We're talking about "taking in on the lam" and we learn that it means escape. It's nice to escape isn't it? It's a romantic idea... Can you really escape from anything? Truly escape? You'll have to face whatever you're running from.
I used to think running away was brave. You'd have to have the courage to leave. To drop everything you're doing and start something new. To leave all that you know. I don't know what I believe anymore. Isn't running away a sign that you can't face it head on? I waver between bravery and cowardliness.
|What attracted me to request was the cover and the idea of running away.|
With this on my mind, I opened the ARC for the novel, The Innocents (out June 2012), by Francesca Segal. I knew escape was going to be a prevailing theme, as the novel was a modern day Jewish version of The Age of Innocence by Edith Wharton. In both novels, there's a man who falls in love with a relative of his fiancee. What will they do?
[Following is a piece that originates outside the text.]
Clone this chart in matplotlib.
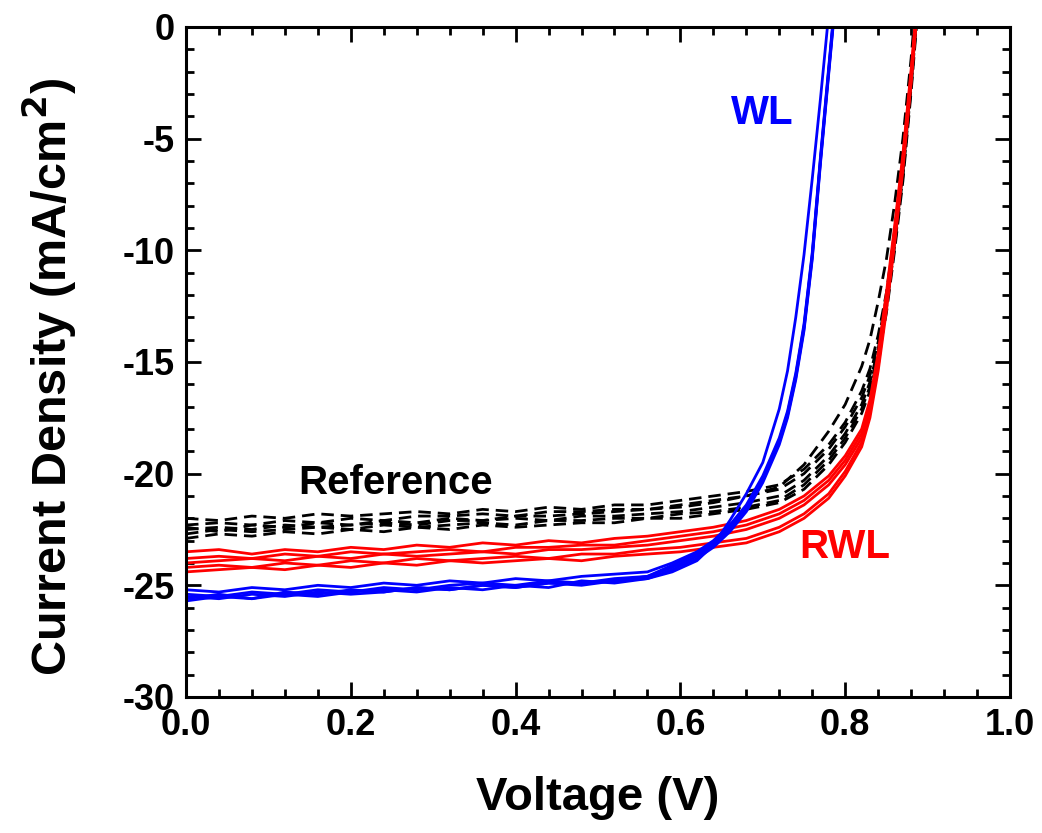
import matplotlib
matplotlib.use("Agg")
import matplotlib.pyplot as plt
from matplotlib.ticker import MultipleLocator

plt.rcParams["font.family"] = ["Liberation Sans", "DejaVu Sans"]
plt.rcParams["font.weight"] = "bold"

# voltage grids (V)
v_ref = [0.00, 0.04, 0.08, 0.12, 0.16, 0.20, 0.24, 0.28, 0.32, 0.36, 0.40, 0.44, 0.48,
         0.52, 0.56, 0.60, 0.64, 0.68, 0.72, 0.75, 0.78, 0.80, 0.82, 0.83, 0.84, 0.85,
         0.86, 0.87, 0.88, 0.89]
v_rwl = v_ref
v_wl = [0.00, 0.04, 0.08, 0.12, 0.16, 0.20, 0.24, 0.28, 0.32, 0.36, 0.40, 0.44, 0.48,
        0.52, 0.56, 0.59, 0.62, 0.64, 0.66, 0.68, 0.70, 0.72, 0.73, 0.74, 0.75, 0.76,
        0.77, 0.78, 0.79, 0.80]

# current density (mA/cm2)
ref_1 = [-22.0, -22.1, -21.9, -22.0, -21.8, -21.9, -21.8, -21.7, -21.8, -21.6, -21.7, -21.5, -21.6,
         -21.4, -21.4, -21.2, -21.0, -20.8, -20.5, -19.8, -18.7, -17.7, -16.3, -15.3, -13.8, -11.9,
         -9.2, -6.1, -2.2, 2.2]
ref_2 = [-22.3, -22.2, -22.3, -22.1, -22.2, -22.0, -22.1, -21.9, -21.9, -21.8, -21.9, -21.7, -21.7,
         -21.6, -21.6, -21.4, -21.2, -21.0, -20.7, -20.0, -18.9, -17.9, -16.6, -15.6, -14.1, -12.1,
         -9.4, -6.3, -2.4, 2.0]
ref_3 = [-22.5, -22.4, -22.5, -22.3, -22.4, -22.3, -22.2, -22.3, -22.1, -22.1, -22.0, -22.1, -21.9,
         -21.9, -21.8, -21.7, -21.5, -21.3, -21.0, -20.3, -19.2, -18.2, -16.9, -15.9, -14.4, -12.4,
         -9.6, -6.5, -2.5, 2.0]
ref_4 = [-22.7, -22.5, -22.6, -22.5, -22.4, -22.5, -22.3, -22.4, -22.3, -22.2, -22.3, -22.1, -22.1,
         -22.0, -22.0, -21.8, -21.7, -21.5, -21.2, -20.5, -19.4, -18.4, -17.1, -16.1, -14.6, -12.6,
         -9.8, -6.7, -2.7, 1.8]
ref_5 = [-22.9, -22.7, -22.8, -22.6, -22.7, -22.5, -22.6, -22.4, -22.5, -22.3, -22.4, -22.3, -22.2,
         -22.2, -22.0, -22.0, -21.8, -21.6, -21.3, -20.7, -19.6, -18.6, -17.3, -16.3, -14.8, -12.8,
         -10.0, -6.9, -2.9, 1.6]
ref_6 = [-22.4, -22.6, -22.3, -22.4, -22.2, -22.3, -22.1, -22.2, -22.0, -22.1, -21.9, -21.9, -21.8,
         -21.7, -21.6, -21.5, -21.3, -21.0, -20.6, -19.6, -18.1, -16.9, -15.2, -14.0, -12.3, -10.4,
         -7.9, -5.0, -1.4, 3.0]

rwl_1 = [-23.5, -23.4, -23.6, -23.4, -23.5, -23.3, -23.4, -23.2, -23.3, -23.1, -23.2, -23.0, -23.1,
         -22.9, -22.8, -22.6, -22.4, -22.1, -21.6, -21.0, -20.1, -19.2, -18.0, -16.7, -14.6, -11.9,
         -8.9, -5.7, -1.9, 2.3]
rwl_2 = [-23.8, -23.7, -23.8, -23.6, -23.7, -23.5, -23.6, -23.5, -23.4, -23.5, -23.3, -23.3, -23.2,
         -23.2, -23.0, -22.8, -22.6, -22.3, -21.8, -21.2, -20.3, -19.4, -18.2, -16.9, -14.8, -12.1,
         -9.1, -5.9, -2.1, 2.2]
rwl_3 = [-24.0, -23.9, -23.8, -23.9, -23.7, -23.8, -23.6, -23.7, -23.6, -23.5, -23.6, -23.4, -23.4,
         -23.3, -23.2, -23.0, -22.8, -22.5, -22.0, -21.4, -20.5, -19.6, -18.4, -17.1, -15.0, -12.3,
         -9.3, -6.0, -2.2, 2.1]
rwl_4 = [-24.2, -24.1, -24.2, -24.0, -24.1, -23.9, -24.0, -23.8, -23.9, -23.8, -23.7, -23.8, -23.6,
         -23.6, -23.4, -23.3, -23.1, -22.9, -22.4, -21.8, -20.9, -19.9, -18.6, -17.3, -15.2, -12.5,
         -9.5, -6.2, -2.4, 2.0]
rwl_5 = [-24.4, -24.3, -24.2, -24.3, -24.1, -24.2, -24.0, -24.1, -23.9, -24.0, -23.9, -23.8, -23.9,
         -23.7, -23.6, -23.5, -23.3, -23.1, -22.6, -22.0, -21.1, -20.1, -18.8, -17.5, -15.4, -12.7,
         -9.7, -6.4, -2.5, 1.9]

wl_1 = [-25.6, -25.4, -25.6, -25.3, -25.4, -25.2, -25.3, -25.1, -25.2, -25.0, -25.1, -24.9, -24.9,
        -24.8, -24.7, -24.4, -23.9, -23.2, -22.1, -20.9, -19.5, -17.1, -15.4, -13.0, -10.2, -6.8,
        -3.2, 0.6, 4.5, 8.5]
wl_2 = [-25.2, -25.3, -25.1, -25.2, -25.0, -25.1, -24.9, -25.0, -24.8, -24.9, -24.7, -24.8, -24.6,
        -24.5, -24.4, -24.0, -23.5, -23.0, -22.3, -21.4, -20.1, -18.4, -17.2, -15.5, -13.3, -10.1,
        -5.8, -1.8, 2.2, 6.0]
wl_3 = [-25.4, -25.5, -25.3, -25.4, -25.2, -25.3, -25.1, -25.2, -25.0, -24.9, -25.0, -24.8, -24.9,
        -24.7, -24.6, -24.2, -23.7, -23.2, -22.5, -21.6, -20.3, -18.6, -17.4, -15.7, -13.5, -10.3,
        -6.0, -2.0, 2.0, 5.8]
wl_4 = [-25.7, -25.5, -25.6, -25.4, -25.5, -25.3, -25.2, -25.3, -25.1, -25.2, -25.0, -25.1, -24.8,
        -24.9, -24.7, -24.3, -23.8, -23.3, -22.6, -21.7, -20.4, -18.7, -17.5, -15.8, -13.6, -10.4,
        -6.1, -2.1, 1.9, 5.7]
wl_5 = [-25.5, -25.6, -25.4, -25.5, -25.3, -25.4, -25.3, -25.1, -25.2, -25.0, -25.1, -24.9, -25.0,
        -24.8, -24.6, -24.1, -23.6, -23.1, -22.4, -21.5, -20.2, -18.5, -17.3, -15.6, -13.4, -10.2,
        -5.9, -1.9, 2.1, 5.9]

ref_curves = [ref_1, ref_2, ref_3, ref_4, ref_5, ref_6]
rwl_curves = [rwl_1, rwl_2, rwl_3, rwl_4, rwl_5]
wl_curves = [wl_1, wl_2, wl_3, wl_4, wl_5]

fig = plt.figure(figsize=(10.42, 8.33), dpi=100)
ax = fig.add_axes([0.1785, 0.1633, 0.7908, 0.8043])

for j in ref_curves:
    ax.plot(v_ref, j, color="black", lw=2.0, linestyle=(0, (4.5, 2.5)))
for j in rwl_curves:
    ax.plot(v_rwl, j, color="#ff0000", lw=2.0)
for j in wl_curves:
    ax.plot(v_wl, j, color="#0000ff", lw=2.0)

ax.text(0.254, -20.4, "Reference", color="black", fontsize=29, fontweight="bold",
        ha="center", va="center")
ax.text(0.80, -23.3, "RWL", color="#ff0000", fontsize=29, fontweight="bold",
        ha="center", va="center")
ax.text(0.699, -3.85, "WL", color="#0000ff", fontsize=29, fontweight="bold",
        ha="center", va="center")

ax.set_xlim(0, 1.0)
ax.set_ylim(-30, 0)
ax.xaxis.set_major_locator(MultipleLocator(0.2))
ax.xaxis.set_minor_locator(MultipleLocator(0.04))
ax.yaxis.set_major_locator(MultipleLocator(5))
ax.yaxis.set_minor_locator(MultipleLocator(1))
ax.set_xticklabels([f"{t:.1f}" for t in ax.get_xticks()])
ax.set_yticklabels([f"{t:g}" for t in ax.get_yticks()])

ax.tick_params(which="both", direction="in", top=True, right=True, width=2,
               labelsize=26, pad=8)
ax.tick_params(which="major", length=11)
ax.tick_params(which="minor", length=6)
for s in ax.spines.values():
    s.set_linewidth(2.2)

ax.set_xlabel("Voltage (V)", fontsize=34, fontweight="bold", labelpad=24)
ax.set_ylabel("Current Density (mA/cm$^\\mathbf{2}$)", fontsize=35, fontweight="bold")
ax.yaxis.set_label_coords(-0.13, 0.478)

fig.savefig("out.png", dpi=100)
The Age of Innocence is elegantly transposed into a predominantly Jewish neighborhood in northwest England. It's wonderfully written and for a moment, I wish that I could write so eloquently. If only.
That's a predominant theme in this book. If only he, Adam, wasn't engaged, he'd be able to run off with Ellie, his fiancee's cousin. If only... If only I knew what the various Jewish terms in the book meant, I'd be able to like this book a little bit more. Honestly, it's a wonderful book. It's a book that grows on you. Really. However, there's so many Jewish terms and I don't know any of them. I feel like if the Jewish terms were explained, I may have enjoyed it more. Then again, the novel is so entrenched in a Jewish town and it's inner workings that it might be tedious and repetitive to keep explaining. Considering that, Segal did a pretty good job writing the novel.
In all, I'd recommend this book to fans of Edith Wharton.
P.S I received my copy of Vogue (June issue) and there was a short excerpt from The Innocents included, as well as an article by Francesca Segal about herself (and her childhood growing up in a Jewish neighborhood where everyone knew everything about everyone).